Putting It All Together: A Practical Buying and Testing Playbook
Start with a provider that can supply both IPv4 and IPv6 at meaningful scale. Acquire small pilot pools for each. Choose three to five target categories representative of your workload. For each category, craft a standard suite of requests (including login, pagination, and asset fetching if applicable). Run the suite over IPv4 and IPv6 simultaneously for a fixed time window. Collect metrics, compare objectively, and make per-category decisions. Where IPv6 equals or beats IPv4 in success, latency, and cost per success, route traffic there. Where IPv4 dominates, keep it as the default. Document findings, automate routing rules, and schedule re-tests.
If you want to hold down costs while keeping your success rates predictable, start by validating a small pool of IPv4 addresses from a reputable provider, then layer in an IPv6 pilot. The hybrid approach de-risks your operations while uncovering quick wins.
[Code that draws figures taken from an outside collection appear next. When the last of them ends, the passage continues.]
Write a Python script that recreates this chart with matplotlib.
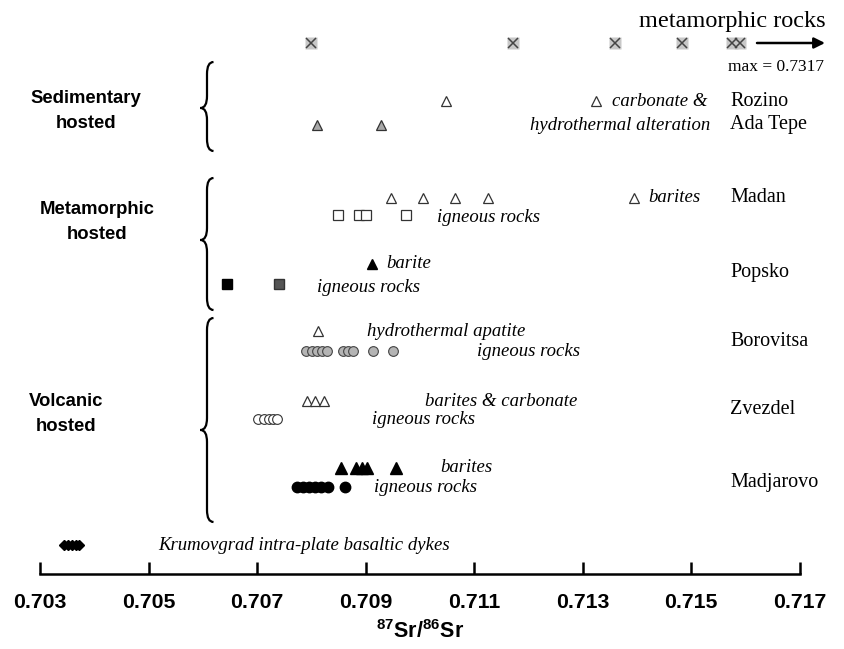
import matplotlib
matplotlib.use("Agg")
import matplotlib.pyplot as plt
from matplotlib.path import Path
from matplotlib.patches import PathPatch

plt.rcParams['mathtext.fontset'] = 'custom'
plt.rcParams['mathtext.rm'] = 'Liberation Sans:bold'
plt.rcParams['mathtext.it'] = 'Liberation Sans:bold'
plt.rcParams['mathtext.bf'] = 'Liberation Sans:bold'

SANS = 'Liberation Sans'
SERIF = 'Liberation Serif'

# 87Sr/86Sr values
meta_rocks = [0.70800, 0.71172, 0.71360, 0.71483, 0.71576, 0.71590]
rozino = [0.71048, 0.71325]
ada_tepe = [0.70811, 0.70929]
madan_barites = [0.70947, 0.71006, 0.71065, 0.71126, 0.71395]
madan_igneous = [0.70849, 0.70888, 0.70901, 0.70975]
popsko_barite = [0.70912]
popsko_igneous_a = [0.70645]
popsko_igneous_b = [0.70741]
borovitsa_apatite = [0.70812]
borovitsa_igneous = [0.70790, 0.70801, 0.70811, 0.70820, 0.70829,
                     0.70859, 0.70868, 0.70877, 0.70914, 0.70951]
zvezdel_barites = [0.70792, 0.70807, 0.70823]
zvezdel_igneous = [0.70702, 0.70713, 0.70722, 0.70730, 0.70737]
madjarovo_barites = [0.70855, 0.70882, 0.70894, 0.70903, 0.70956]
madjarovo_igneous = [0.70774, 0.70785, 0.70796, 0.70807, 0.70818, 0.70831, 0.70862]
krumovgrad = [0.70344, 0.70352, 0.70359, 0.70366, 0.70372]

xticks = [0.703, 0.705, 0.707, 0.709, 0.711, 0.713, 0.715, 0.717]

W, H = 845, 649
fig = plt.figure(figsize=(W / 100, H / 100), dpi=100)
ax = fig.add_axes([40 / W, (H - 574) / H, 759.5 / W, 574 / H])
ax.set_xlim(0.703, 0.717)
ax.set_ylim(574, 0)

# row levels (vertical placement of each group of points)
def pts(vals, y, **kw):
    ax.plot(vals, [y] * len(vals), linestyle='none', clip_on=False, **kw)

pts(meta_rocks, 43, marker='s', ms=8, mfc='#c8c8c8', mec='none')
pts(meta_rocks, 43, marker='x', ms=7, mew=1.1, color='#444444')
pts(rozino, 101, marker='^', ms=7, mfc='white', mec='#333333', mew=0.9)
pts(ada_tepe, 125, marker='^', ms=7, mfc='#a8a8a8', mec='#333333', mew=0.9)
pts(madan_barites, 198, marker='^', ms=7, mfc='white', mec='#333333', mew=0.9)
pts(madan_igneous, 215, marker='s', ms=6.5, mfc='white', mec='#333333', mew=0.9)
pts(popsko_barite, 264, marker='^', ms=7.5, color='black')
pts(popsko_igneous_a, 284, marker='s', ms=6.5, color='black')
pts(popsko_igneous_b, 284, marker='s', ms=6.5, mfc='#555555', mec='#333333')
pts(borovitsa_apatite, 331, marker='^', ms=7, mfc='white', mec='#333333', mew=0.9)
pts(borovitsa_igneous, 351, marker='o', ms=7, mfc='#b4b4b4', mec='#444444', mew=0.8)
pts(zvezdel_barites, 401, marker='^', ms=7, mfc='white', mec='#333333', mew=0.9)
pts(zvezdel_igneous, 419, marker='o', ms=7, mfc='white', mec='#333333', mew=0.8)
pts(madjarovo_barites, 468, marker='^', ms=8, color='black')
pts(madjarovo_igneous, 487, marker='o', ms=7.5, color='black')
pts(krumovgrad, 545, marker='D', ms=5, color='black')

for s in ['left', 'right', 'top']:
    ax.spines[s].set_visible(False)
ax.spines['bottom'].set_linewidth(1.8)
ax.set_yticks([])
ax.set_xticks(xticks)
ax.set_xticklabels([f'{t:.3f}' for t in xticks], fontfamily=SANS,
                   fontweight='bold', fontsize=15.3)
ax.tick_params(axis='x', direction='in', length=9, width=1.8, pad=14)
ax.patch.set_alpha(0)

# overlay in pixel coordinates for the annotations
ov = fig.add_axes([0, 0, 1, 1])
ov.set_xlim(0, W)
ov.set_ylim(H, 0)
ov.axis('off')
ov.patch.set_alpha(0)

ov.text(420, 632, r'$^{87}$Sr/$^{86}$Sr', ha='center', va='center',
        fontfamily=SANS, fontweight='bold', fontsize=15.5)

for txt, x, y in [('Sedimentary\nhosted', 86, 111),
                  ('Metamorphic\nhosted', 97, 222),
                  ('Volcanic\nhosted', 66, 414)]:
    ov.text(x, y, txt, ha='center', va='center', fontfamily=SANS,
            fontweight='bold', fontsize=13.3, linespacing=1.55)

def brace(x0, y0, y1, ym, w=6.5, r=12):
    verts = [(x0 + w, y0), (x0, y0), (x0, y0 + r),
             (x0, ym - r), (x0, ym), (x0 - w, ym),
             (x0, ym), (x0, ym + r),
             (x0, y1 - r), (x0, y1), (x0 + w, y1)]
    codes = [Path.MOVETO, Path.CURVE3, Path.CURVE3,
             Path.LINETO, Path.CURVE3, Path.CURVE3,
             Path.CURVE3, Path.CURVE3,
             Path.LINETO, Path.CURVE3, Path.CURVE3]
    ov.add_patch(PathPatch(Path(verts, codes), fill=False, lw=1.6, color='black'))

brace(207, 62, 151, 108)
brace(207, 178, 310, 240)
brace(207, 318, 522, 430)

for txt, y in [('Rozino', 101), ('Ada Tepe', 125), ('Madan', 198),
               ('Popsko', 272), ('Borovitsa', 342), ('Zvezdel', 410),
               ('Madjarovo', 483)]:
    ov.text(730, y, txt, ha='left', va='center', fontfamily=SERIF, fontsize=14.5)

notes = [('carbonate &', 612, 101, 'left'),
         ('hydrothermal alteration', 710, 125, 'right'),
         ('barites', 648, 198, 'left'),
         ('igneous rocks', 437, 218, 'left'),
         ('barite', 386, 264, 'left'),
         ('igneous rocks', 317, 288, 'left'),
         ('hydrothermal apatite', 367, 331, 'left'),
         ('igneous rocks', 580, 352, 'right'),
         ('barites & carbonate', 577, 401, 'right'),
         ('igneous rocks', 372, 419, 'left'),
         ('barites', 440, 468, 'left'),
         ('igneous rocks', 374, 487, 'left'),
         ('Krumovgrad intra-plate basaltic dykes', 158, 545, 'left')]
for txt, x, y, ha in notes:
    ov.text(x, y, txt, ha=ha, va='center', fontfamily=SERIF, style='italic',
            fontsize=13.5)

ov.text(826, 22, 'metamorphic rocks', ha='right', va='center',
        fontfamily=SERIF, fontsize=17.5)
ov.text(824, 67, 'max = 0.7317', ha='right', va='center',
        fontfamily=SERIF, fontsize=12.5)
ov.annotate('', xy=(825, 43), xytext=(757, 43),
            arrowprops=dict(arrowstyle='-|>', color='black', lw=1.8,
                            mutation_scale=16, shrinkA=0, shrinkB=0))

fig.savefig('out.png', dpi=100)
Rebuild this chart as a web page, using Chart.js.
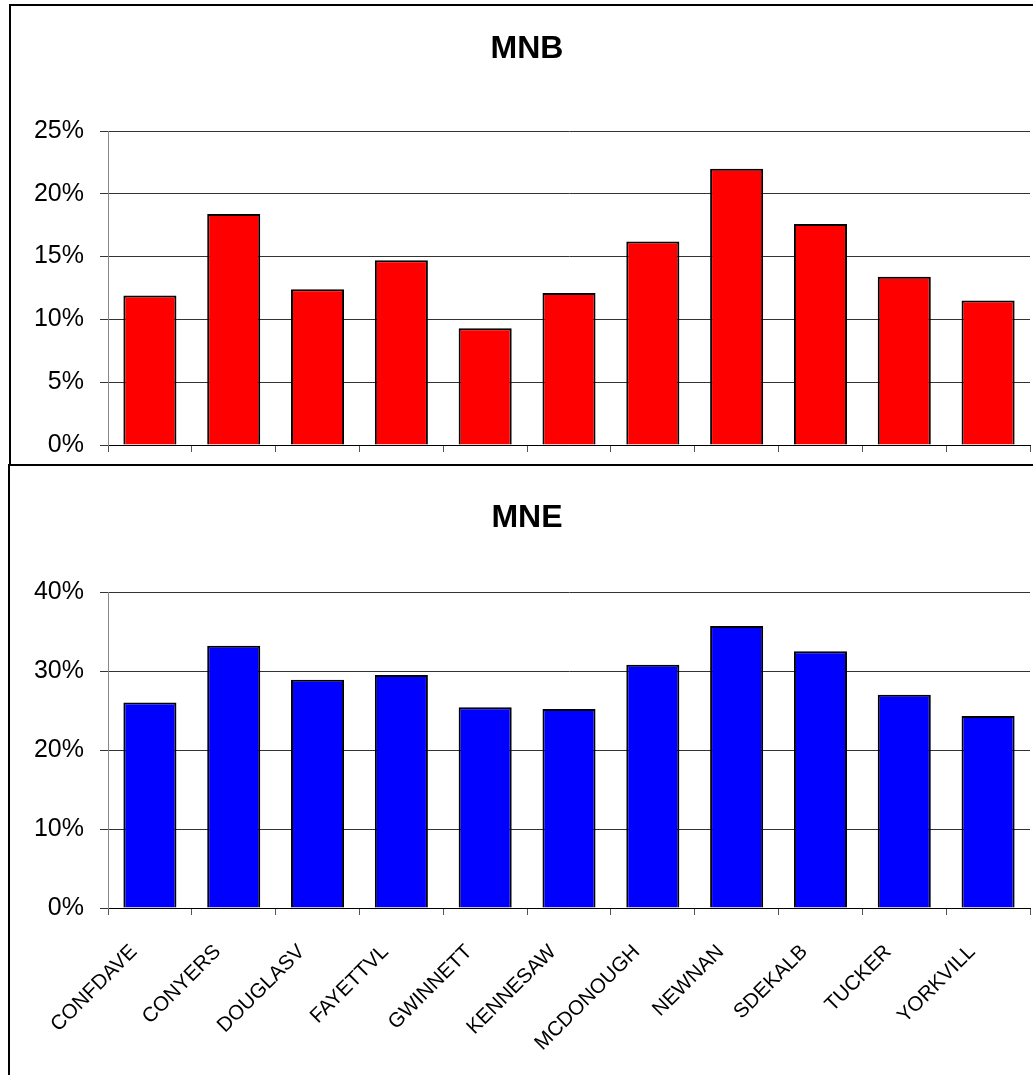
<!DOCTYPE html>
<html>
<head>
<meta charset="utf-8">
<script src="https://cdn.jsdelivr.net/npm/chart.js@4.4.1/dist/chart.umd.min.js"></script>
<style>
  html, body { margin: 0; padding: 0; background: #fff; overflow: hidden; }
  body { width: 1033px; height: 1075px; position: relative; font-family: "Liberation Sans", Arial, sans-serif; }
  .box { position: absolute; border: 2px solid #000; box-sizing: border-box; }
  #box1 { left: 9px; top: 4px; width: 1100px; height: 462px; }
  #box2 { left: 8px; top: 464px; width: 1100px; height: 700px; }
  canvas { position: absolute; left: 0; }
  #c1 { top: 0; }
  #c2 { top: 466px; }
  .title { position: absolute; left: 377px; width: 300px; text-align: center; font-weight: bold; font-size: 32px; line-height: 32px; color: #000; }
  #t1 { top: 31px; }
  #t2 { top: 500px; }
</style>
</head>
<body>
<div class="box" id="box1"></div>
<div class="box" id="box2"></div>
<canvas id="c1" width="1033" height="476"></canvas>
<canvas id="c2" width="1033" height="609"></canvas>
<div class="title" id="t1">MNB</div>
<div class="title" id="t2">MNE</div>
<script>
// Facilities along the x axis
const categories = ['CONFDAVE', 'CONYERS', 'DOUGLASV', 'FAYETTVL', 'GWINNETT', 'KENNESAW',
                    'MCDONOUGH', 'NEWNAN', 'SDEKALB', 'TUCKER', 'YORKVILL'];
// Percent values per facility
const mnbValues = [11.9, 18.4, 12.4, 14.7, 9.3, 12.1, 16.2, 22.0, 17.6, 13.4, 11.5];
const mneValues = [26.0, 33.2, 28.9, 29.5, 25.4, 25.2, 30.8, 35.7, 32.5, 27.0, 24.3];
// Value axis ranges
const mnbAxis = { max: 25, step: 5 };
const mneAxis = { max: 40, step: 10 };

const FONT = '"Liberation Sans", Arial, sans-serif';

function makeChart(id, values, color, axis, layout) {
  return new Chart(document.getElementById(id), {
    type: 'bar',
    data: {
      labels: categories,
      datasets: [{
        data: values,
        backgroundColor: color,
        borderColor: '#000',
        borderWidth: 2,
        categoryPercentage: 1,
        barPercentage: 0.633
      }]
    },
    options: {
      responsive: false,
      animation: false,
      devicePixelRatio: 1,
      layout: { padding: layout.padding },
      plugins: { legend: { display: false }, tooltip: { enabled: false }, title: { display: false } },
      scales: {
        x: {
          offset: true,
          grid: { display: true, offset: true, drawOnChartArea: false, drawTicks: true, tickLength: 7, color: '#555', lineWidth: 1 },
          border: { display: true, color: '#000', width: 1 },
          ticks: {
            autoSkip: false,
            minRotation: 45,
            maxRotation: 45,
            padding: 25,
            labelOffset: -16,
            color: '#000',
            font: { family: FONT, size: 20.5 },
            // the upper panel shares the categories but shows no names
            callback: function (v) { return layout.showLabels ? this.getLabelForValue(v) : ''; }
          },
          afterFit: s => { s.height = layout.xHeight; }
        },
        y: {
          min: 0,
          max: axis.max,
          grid: { color: '#333', lineWidth: 1, drawTicks: true, tickLength: 8 },
          border: { display: true, color: '#888', width: 1 },
          ticks: {
            stepSize: axis.step,
            padding: 16,
            color: '#000',
            font: { family: FONT, size: 25 },
            callback: v => v + '%'
          },
          afterFit: s => { s.width = 108; }
        }
      }
    }
  });
}

makeChart('c1', mnbValues, '#FF0000', mnbAxis,
  { padding: { top: 131, left: 0, right: 3, bottom: 0 }, xHeight: 19, showLabels: false });
makeChart('c2', mneValues, '#0000FF', mneAxis,
  { padding: { top: 126, left: 0, right: 3, bottom: 0 }, xHeight: 167, showLabels: true });
</script>
</body>
</html>
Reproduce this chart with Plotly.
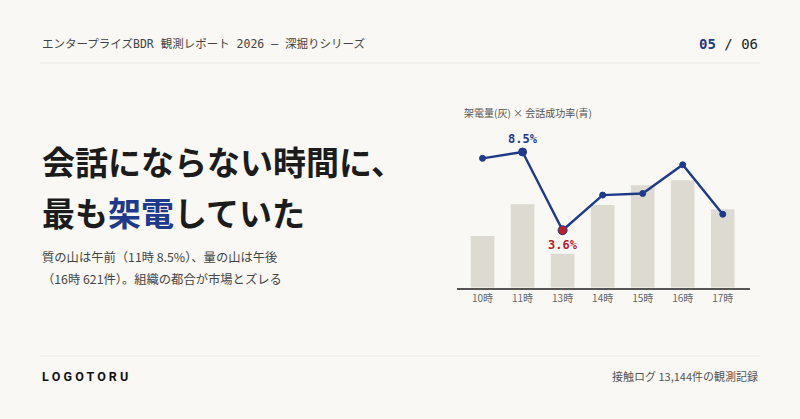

Conclusion: Choose by Evidence, Not by Hype
IPv4 proxies continue to deliver unmatched compatibility and geo depth, which is why they remain the backbone for mixed and legacy-heavy targets. IPv6 proxies bring scale and value, and on modern properties they can match or surpass IPv4 performance. The smartest teams don’t “pick a side” – they measure, blend, and adapt. That’s how you cut costs without sacrificing reliability, and how you keep pace as the internet steadily shifts toward IPv6.
If you’re building a roadmap today, start with a modest dual-stack pilot, collect the right metrics, and let the data set your course. That way, your proxy strategy evolves with your targets – not against them.